WHAT THE TASK ASKS -
Copy exactly the lines that run from the top of the listing to the line containing "y_minor = [0.5, 1.5, 2.5]", both ends included, and omit the pictures.

DATA BLOCK -
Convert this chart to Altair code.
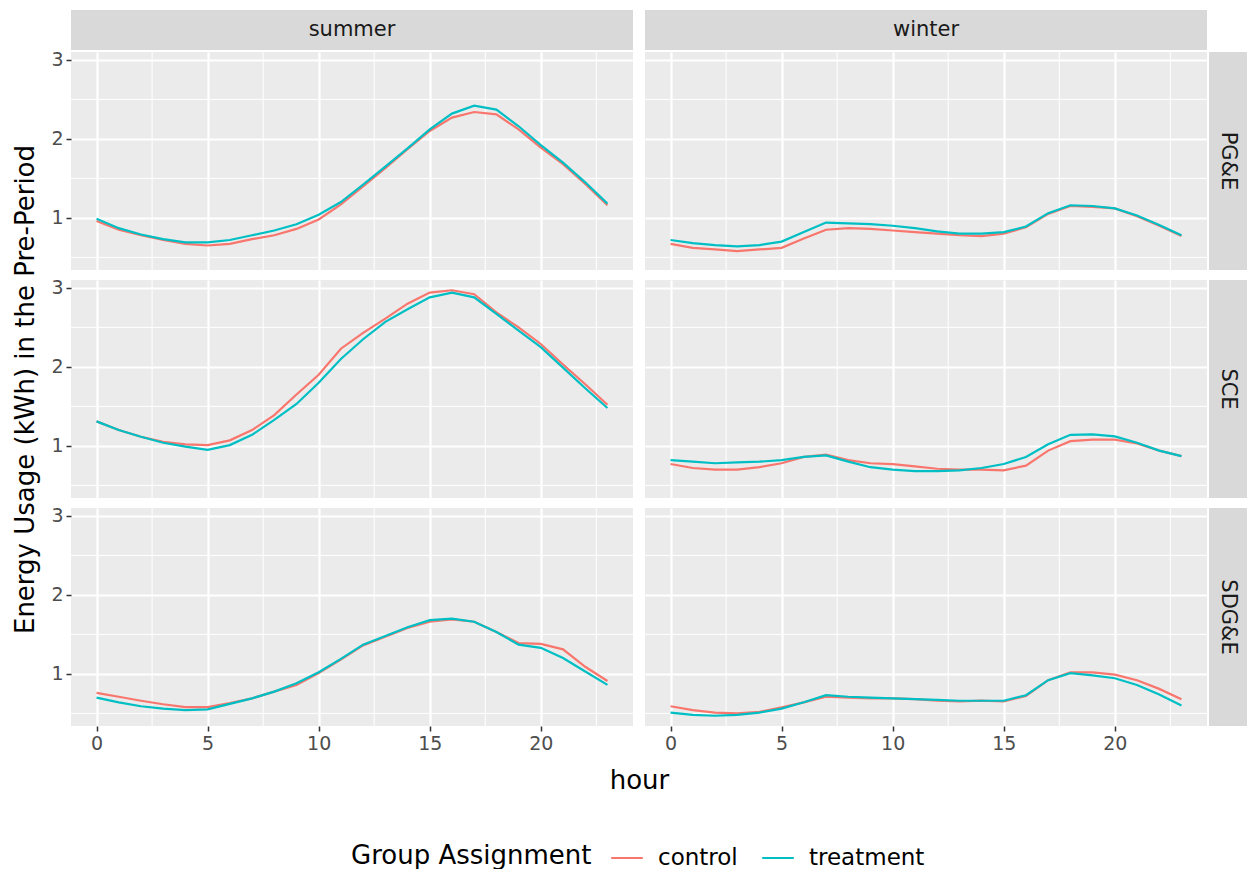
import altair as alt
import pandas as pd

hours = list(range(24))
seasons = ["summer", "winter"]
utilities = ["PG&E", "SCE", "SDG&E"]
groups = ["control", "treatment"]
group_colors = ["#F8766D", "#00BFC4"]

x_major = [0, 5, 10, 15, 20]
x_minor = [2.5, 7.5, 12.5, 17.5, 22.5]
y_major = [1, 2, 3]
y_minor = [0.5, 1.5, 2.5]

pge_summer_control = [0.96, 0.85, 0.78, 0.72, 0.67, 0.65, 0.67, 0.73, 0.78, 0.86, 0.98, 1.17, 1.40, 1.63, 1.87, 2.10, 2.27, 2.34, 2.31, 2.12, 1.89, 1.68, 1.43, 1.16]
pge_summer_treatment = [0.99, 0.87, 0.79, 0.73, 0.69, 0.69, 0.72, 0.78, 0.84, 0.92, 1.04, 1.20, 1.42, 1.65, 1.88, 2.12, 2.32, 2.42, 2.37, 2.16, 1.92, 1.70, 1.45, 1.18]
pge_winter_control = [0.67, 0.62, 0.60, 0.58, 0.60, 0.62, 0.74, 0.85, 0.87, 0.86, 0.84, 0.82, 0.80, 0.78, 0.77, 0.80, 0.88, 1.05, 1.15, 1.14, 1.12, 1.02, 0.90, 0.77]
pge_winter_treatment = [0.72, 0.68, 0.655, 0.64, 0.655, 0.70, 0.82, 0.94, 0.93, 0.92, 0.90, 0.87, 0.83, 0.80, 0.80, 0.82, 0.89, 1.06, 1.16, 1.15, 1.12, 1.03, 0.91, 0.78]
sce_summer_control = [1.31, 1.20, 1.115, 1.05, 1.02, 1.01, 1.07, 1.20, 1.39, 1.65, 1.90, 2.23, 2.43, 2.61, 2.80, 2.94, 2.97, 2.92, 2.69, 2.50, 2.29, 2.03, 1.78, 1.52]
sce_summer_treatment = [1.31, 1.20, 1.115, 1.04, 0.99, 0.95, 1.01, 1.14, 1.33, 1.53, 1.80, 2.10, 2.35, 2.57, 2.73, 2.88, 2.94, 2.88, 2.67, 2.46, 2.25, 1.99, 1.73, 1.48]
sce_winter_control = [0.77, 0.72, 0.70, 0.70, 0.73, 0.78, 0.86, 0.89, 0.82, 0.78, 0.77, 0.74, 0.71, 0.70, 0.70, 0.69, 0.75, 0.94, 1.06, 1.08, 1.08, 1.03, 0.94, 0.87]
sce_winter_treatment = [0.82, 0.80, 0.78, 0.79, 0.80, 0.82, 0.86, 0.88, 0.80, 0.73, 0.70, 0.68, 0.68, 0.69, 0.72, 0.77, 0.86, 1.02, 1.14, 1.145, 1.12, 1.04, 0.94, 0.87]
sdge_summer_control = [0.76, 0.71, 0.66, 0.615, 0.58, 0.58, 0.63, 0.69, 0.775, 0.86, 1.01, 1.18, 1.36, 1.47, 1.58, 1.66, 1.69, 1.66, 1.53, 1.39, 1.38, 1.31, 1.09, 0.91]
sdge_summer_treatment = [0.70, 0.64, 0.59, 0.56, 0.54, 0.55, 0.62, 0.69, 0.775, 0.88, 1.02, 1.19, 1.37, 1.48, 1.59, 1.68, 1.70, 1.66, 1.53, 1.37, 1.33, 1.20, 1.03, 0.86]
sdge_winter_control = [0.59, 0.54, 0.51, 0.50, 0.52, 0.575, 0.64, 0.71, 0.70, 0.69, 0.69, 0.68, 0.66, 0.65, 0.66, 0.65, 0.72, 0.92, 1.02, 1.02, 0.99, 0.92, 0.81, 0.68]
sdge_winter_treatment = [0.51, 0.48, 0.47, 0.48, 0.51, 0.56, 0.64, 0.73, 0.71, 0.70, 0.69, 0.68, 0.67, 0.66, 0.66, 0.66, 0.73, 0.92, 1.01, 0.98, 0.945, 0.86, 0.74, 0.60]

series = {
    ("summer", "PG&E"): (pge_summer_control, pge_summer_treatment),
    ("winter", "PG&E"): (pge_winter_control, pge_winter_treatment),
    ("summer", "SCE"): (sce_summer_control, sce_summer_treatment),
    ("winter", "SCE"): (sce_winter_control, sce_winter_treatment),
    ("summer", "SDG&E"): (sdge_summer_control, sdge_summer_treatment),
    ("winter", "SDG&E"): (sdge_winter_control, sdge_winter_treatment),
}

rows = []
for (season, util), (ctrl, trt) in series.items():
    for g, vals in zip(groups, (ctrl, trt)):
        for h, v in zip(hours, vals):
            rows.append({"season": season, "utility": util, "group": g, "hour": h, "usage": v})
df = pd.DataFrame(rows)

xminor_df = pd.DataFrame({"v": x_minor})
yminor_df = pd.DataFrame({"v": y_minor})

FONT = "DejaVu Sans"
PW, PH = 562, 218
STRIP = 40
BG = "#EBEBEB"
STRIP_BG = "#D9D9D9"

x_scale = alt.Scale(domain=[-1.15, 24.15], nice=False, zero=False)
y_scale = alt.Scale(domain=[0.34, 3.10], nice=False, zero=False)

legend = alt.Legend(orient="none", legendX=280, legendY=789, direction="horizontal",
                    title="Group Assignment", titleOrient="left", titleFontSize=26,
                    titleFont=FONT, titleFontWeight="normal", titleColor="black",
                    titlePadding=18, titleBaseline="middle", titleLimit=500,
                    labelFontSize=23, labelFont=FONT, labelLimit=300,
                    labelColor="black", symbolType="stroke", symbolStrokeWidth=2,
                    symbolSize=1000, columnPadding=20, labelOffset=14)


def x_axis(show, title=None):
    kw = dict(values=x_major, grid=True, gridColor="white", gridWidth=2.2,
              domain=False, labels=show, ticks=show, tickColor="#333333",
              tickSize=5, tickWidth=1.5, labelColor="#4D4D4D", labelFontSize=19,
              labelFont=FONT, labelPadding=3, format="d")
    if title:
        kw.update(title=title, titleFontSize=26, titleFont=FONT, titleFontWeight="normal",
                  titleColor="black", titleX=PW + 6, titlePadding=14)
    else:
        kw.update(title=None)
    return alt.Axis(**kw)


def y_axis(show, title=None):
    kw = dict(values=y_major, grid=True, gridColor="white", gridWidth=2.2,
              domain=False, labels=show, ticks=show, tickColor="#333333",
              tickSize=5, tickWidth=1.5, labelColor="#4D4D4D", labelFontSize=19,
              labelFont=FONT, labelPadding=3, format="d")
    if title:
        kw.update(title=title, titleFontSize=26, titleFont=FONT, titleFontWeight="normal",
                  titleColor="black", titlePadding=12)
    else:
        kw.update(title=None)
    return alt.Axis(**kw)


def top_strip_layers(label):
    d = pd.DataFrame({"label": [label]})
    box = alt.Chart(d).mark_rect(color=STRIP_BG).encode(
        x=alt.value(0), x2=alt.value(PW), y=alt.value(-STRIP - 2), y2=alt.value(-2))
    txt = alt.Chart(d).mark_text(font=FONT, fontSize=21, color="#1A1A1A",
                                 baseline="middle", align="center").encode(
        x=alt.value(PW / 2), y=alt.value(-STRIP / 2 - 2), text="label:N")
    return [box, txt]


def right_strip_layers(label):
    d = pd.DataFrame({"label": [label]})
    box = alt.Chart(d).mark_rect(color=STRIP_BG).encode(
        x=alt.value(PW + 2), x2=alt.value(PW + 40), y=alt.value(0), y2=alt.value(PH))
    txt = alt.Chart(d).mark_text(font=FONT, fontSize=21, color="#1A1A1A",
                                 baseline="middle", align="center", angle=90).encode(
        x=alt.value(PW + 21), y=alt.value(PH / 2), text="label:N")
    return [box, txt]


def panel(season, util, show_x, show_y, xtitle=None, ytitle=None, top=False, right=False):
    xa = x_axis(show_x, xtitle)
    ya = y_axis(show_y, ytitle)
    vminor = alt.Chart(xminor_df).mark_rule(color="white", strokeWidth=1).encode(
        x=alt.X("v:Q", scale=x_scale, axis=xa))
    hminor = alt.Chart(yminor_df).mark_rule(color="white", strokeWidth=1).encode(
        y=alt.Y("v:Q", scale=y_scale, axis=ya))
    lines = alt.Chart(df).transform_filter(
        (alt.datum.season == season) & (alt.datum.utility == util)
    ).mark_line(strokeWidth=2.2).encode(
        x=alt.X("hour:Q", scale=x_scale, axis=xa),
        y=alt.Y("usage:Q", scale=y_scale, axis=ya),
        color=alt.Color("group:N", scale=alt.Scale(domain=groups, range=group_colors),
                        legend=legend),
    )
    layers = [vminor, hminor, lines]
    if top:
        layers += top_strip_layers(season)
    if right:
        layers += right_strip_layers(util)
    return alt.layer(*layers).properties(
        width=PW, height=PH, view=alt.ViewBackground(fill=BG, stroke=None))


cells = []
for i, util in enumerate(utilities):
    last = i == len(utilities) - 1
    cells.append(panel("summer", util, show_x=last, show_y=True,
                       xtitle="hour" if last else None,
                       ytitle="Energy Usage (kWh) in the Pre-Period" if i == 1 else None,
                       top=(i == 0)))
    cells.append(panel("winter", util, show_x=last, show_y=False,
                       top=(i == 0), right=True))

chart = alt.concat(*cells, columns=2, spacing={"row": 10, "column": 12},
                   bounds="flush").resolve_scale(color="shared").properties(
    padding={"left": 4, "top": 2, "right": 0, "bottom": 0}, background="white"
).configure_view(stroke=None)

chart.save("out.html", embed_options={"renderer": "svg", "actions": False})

OUTPUT FOR THIS EXERCISE -
Convert this chart to Altair code.
import altair as alt
import pandas as pd

hours = list(range(24))
seasons = ["summer", "winter"]
utilities = ["PG&E", "SCE", "SDG&E"]
groups = ["control", "treatment"]
group_colors = ["#F8766D", "#00BFC4"]

x_major = [0, 5, 10, 15, 20]
x_minor = [2.5, 7.5, 12.5, 17.5, 22.5]
y_major = [1, 2, 3]
y_minor = [0.5, 1.5, 2.5]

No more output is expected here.